Work to complete:
Your task is to reproduce, verbatim and without pictures, the lines from the opening of the listing through the line containing "err_x = 0.13".

Rows from a dataset of charts and code
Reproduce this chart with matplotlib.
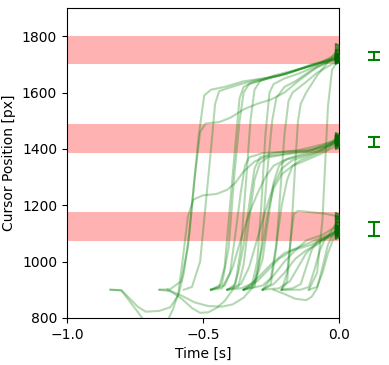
import matplotlib
matplotlib.use("Agg")
import matplotlib.pyplot as plt

# target bands (lower, upper) in px
band_low = [1700, 1385, 1073]
band_high = [1802, 1490, 1175]

# endpoint error bars (center, half-width) shown to the right of the axes
err_center = [1730, 1424, 1116]
err_half = [13, 19, 25]
err_x = 0.13

# trajectories: time [s] and cursor position [px]
traj_top = [
    [(-0.84,900),(-0.80,898),(-0.77,870),(-0.74,840),(-0.71,822),(-0.66,825),(-0.62,838),(-0.59,880),(-0.57,960),(-0.55,1100),(-0.53,1300),(-0.51,1460),(-0.49,1490),(-0.44,1495),(-0.40,1510),(-0.35,1540),(-0.30,1560),(-0.25,1575),(-0.20,1600),(-0.15,1640),(-0.08,1690),(0,1722)],
    [(-0.66,900),(-0.62,902),(-0.58,930),(-0.555,1050),(-0.535,1250),(-0.515,1450),(-0.495,1590),(-0.47,1610),(-0.42,1620),(-0.35,1640),(-0.28,1650),(-0.20,1665),(-0.12,1690),(-0.05,1710),(0,1725)],
    [(-0.57,900),(-0.54,910),(-0.51,1000),(-0.49,1200),(-0.47,1400),(-0.455,1560),(-0.44,1605),(-0.41,1615),(-0.36,1630),(-0.30,1645),(-0.22,1660),(-0.14,1685),(-0.06,1710),(0,1730)],
    [(-0.47,900),(-0.44,910),(-0.42,980),(-0.40,1200),(-0.38,1420),(-0.365,1580),(-0.35,1620),(-0.32,1635),(-0.26,1650),(-0.18,1670),(-0.10,1700),(0,1720)],
    [(-0.47,900),(-0.43,920),(-0.405,1050),(-0.385,1300),(-0.365,1500),(-0.35,1600),(-0.33,1630),(-0.28,1645),(-0.22,1660),(-0.15,1680),(-0.07,1705),(0,1730)],
    [(-0.41,900),(-0.38,920),(-0.36,1050),(-0.34,1300),(-0.325,1500),(-0.31,1610),(-0.29,1640),(-0.24,1660),(-0.16,1680),(-0.08,1700),(0,1740)],
    [(-0.35,900),(-0.32,915),(-0.30,1000),(-0.285,1200),(-0.27,1450),(-0.255,1600),(-0.24,1630),(-0.20,1650),(-0.14,1670),(-0.07,1700),(0,1725)],
    [(-0.35,900),(-0.31,910),(-0.285,1050),(-0.265,1300),(-0.245,1500),(-0.23,1580),(-0.20,1620),(-0.16,1640),(-0.10,1680),(-0.04,1710),(0,1725)],
    [(-0.28,900),(-0.25,920),(-0.23,1050),(-0.215,1250),(-0.20,1450),(-0.185,1570),(-0.17,1600),(-0.13,1630),(-0.08,1670),(0,1715)],
    [(-0.21,900),(-0.19,930),(-0.175,1100),(-0.16,1350),(-0.15,1500),(-0.14,1560),(-0.12,1600),(-0.08,1660),(-0.03,1720),(0,1760)],
    [(-0.11,900),(-0.08,960),(-0.06,1150),(-0.05,1350),(-0.04,1550),(-0.025,1680),(0,1720)],
]

traj_mid = [
    [(-0.84,900),(-0.80,898),(-0.77,860),(-0.74,822),(-0.72,795),(-0.66,780),(-0.63,790),(-0.61,830),(-0.59,890),(-0.575,1000),(-0.555,1160),(-0.535,1220),(-0.50,1235),(-0.45,1240),(-0.41,1255),(-0.38,1280),(-0.35,1320),(-0.31,1355),(-0.26,1375),(-0.18,1385),(-0.10,1395),(0,1438)],
    [(-0.66,900),(-0.62,895),(-0.58,870),(-0.54,835),(-0.51,818),(-0.48,820),(-0.45,835),(-0.42,860),(-0.39,900),(-0.37,960),(-0.35,1060),(-0.33,1200),(-0.31,1330),(-0.29,1370),(-0.24,1385),(-0.15,1395),(0,1430)],
    [(-0.47,900),(-0.43,905),(-0.40,960),(-0.38,1100),(-0.36,1250),(-0.345,1340),(-0.33,1370),(-0.28,1385),(-0.20,1390),(-0.12,1395),(-0.05,1410),(0,1432)],
    [(-0.41,900),(-0.37,910),(-0.35,990),(-0.33,1150),(-0.31,1290),(-0.29,1350),(-0.26,1370),(-0.20,1380),(-0.12,1390),(-0.05,1410),(0,1425)],
    [(-0.41,900),(-0.36,920),(-0.33,980),(-0.30,1080),(-0.27,1180),(-0.24,1270),(-0.21,1330),(-0.17,1360),(-0.12,1375),(-0.06,1395),(0,1445)],
    [(-0.35,900),(-0.31,920),(-0.28,1010),(-0.26,1150),(-0.24,1280),(-0.22,1340),(-0.19,1365),(-0.14,1380),(-0.08,1395),(0,1420)],
    [(-0.28,900),(-0.25,940),(-0.23,1060),(-0.21,1200),(-0.19,1290),(-0.17,1340),(-0.14,1360),(-0.09,1380),(-0.04,1400),(0,1440)],
    [(-0.47,900),(-0.42,915),(-0.39,980),(-0.36,1080),(-0.33,1170),(-0.30,1240),(-0.27,1300),(-0.24,1340),(-0.20,1360),(-0.14,1375),(-0.08,1390),(0,1430)],
    [(-0.63,900),(-0.58,880),(-0.53,855),(-0.48,842),(-0.43,840),(-0.39,848),(-0.35,872),(-0.32,905),(-0.30,960),(-0.28,1060),(-0.26,1180),(-0.24,1260),(-0.21,1310),(-0.17,1340),(-0.12,1360),(-0.06,1385),(0,1415)],
]

traj_bot = [
    [(-0.21,900),(-0.19,960),(-0.175,1100),(-0.165,1170),(-0.15,1180),(-0.10,1175),(-0.05,1170),(0,1160)],
    [(-0.28,900),(-0.24,920),(-0.20,960),(-0.16,1010),(-0.12,1040),(-0.08,1060),(-0.04,1090),(0,1120)],
    [(-0.35,900),(-0.30,940),(-0.25,990),(-0.20,1030),(-0.15,1050),(-0.10,1070),(-0.05,1090),(0,1110)],
    [(-0.21,900),(-0.17,905),(-0.14,920),(-0.12,980),(-0.10,1040),(-0.08,1070),(-0.04,1090),(0,1105)],
    [(-0.21,900),(-0.14,900),(-0.11,910),(-0.09,970),(-0.07,1040),(-0.05,1080),(-0.02,1100),(0,1115)],
    [(-0.24,900),(-0.20,885),(-0.16,868),(-0.12,863),(-0.10,875),(-0.08,905),(-0.06,980),(-0.04,1060),(-0.02,1100),(0,1120)],
    [(-0.28,900),(-0.22,905),(-0.18,930),(-0.15,980),(-0.12,1030),(-0.09,1060),(-0.05,1080),(0,1100)],
    [(-0.11,900),(-0.08,910),(-0.06,960),(-0.04,1030),(-0.02,1080),(0,1095)],
    [(-0.35,900),(-0.28,915),(-0.24,950),(-0.20,1000),(-0.16,1040),(-0.12,1075),(-0.06,1095),(0,1130)],
    [(-0.41,900),(-0.36,905),(-0.30,930),(-0.26,970),(-0.22,1010),(-0.17,1040),(-0.10,1060),(-0.04,1090),(0,1150)],
]

fig = plt.figure(figsize=(3.89, 3.65), dpi=100)
ax = fig.add_axes([0.172, 0.129, 0.699, 0.849])

for lo, hi in zip(band_low, band_high):
    ax.axhspan(lo, hi, color='red', alpha=0.3, lw=0, zorder=0)

for traj in traj_top + traj_mid + traj_bot:
    t = [p[0] for p in traj]
    y = [p[1] for p in traj]
    ax.plot(t, y, color='green', alpha=0.3, lw=1.5, zorder=2)
    ax.plot([t[-1]], [y[-1]], marker='>', color='darkgreen', ms=6, alpha=0.6,
            linestyle='none', clip_on=True, zorder=3)

ax.errorbar([err_x] * 3, err_center, yerr=err_half, fmt='none', ecolor='green',
            capsize=4, lw=1.5, capthick=1.5, clip_on=False, zorder=3)
for c in ax.containers:
    for art in c.get_children():
        art.set_clip_on(False)

ax.set_xlim(-1.0, 0.0)
ax.set_ylim(800, 1900)
ax.set_xticks([-1.0, -0.5, 0.0])
ax.set_yticks([800, 1000, 1200, 1400, 1600, 1800])
ax.set_xlabel('Time [s]')
ax.set_ylabel('Cursor Position [px]')

fig.savefig('out.png', dpi=100)
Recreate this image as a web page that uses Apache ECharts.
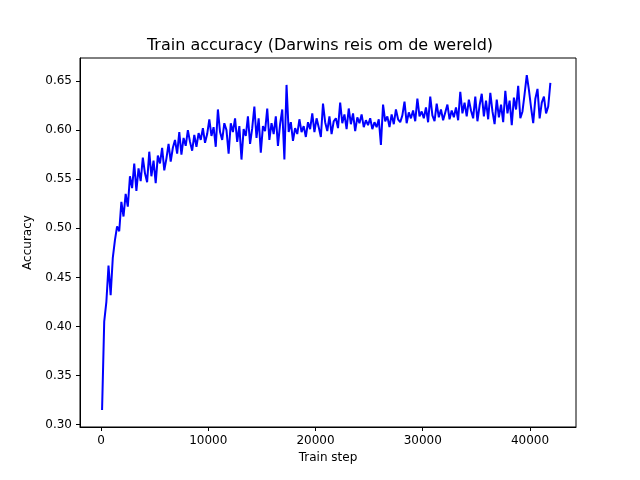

Exercise solution:
Reproduce this chart with matplotlib.
import matplotlib
matplotlib.use("Agg")
import matplotlib.pyplot as plt

# target bands (lower, upper) in px
band_low = [1700, 1385, 1073]
band_high = [1802, 1490, 1175]

# endpoint error bars (center, half-width) shown to the right of the axes
err_center = [1730, 1424, 1116]
err_half = [13, 19, 25]
err_x = 0.13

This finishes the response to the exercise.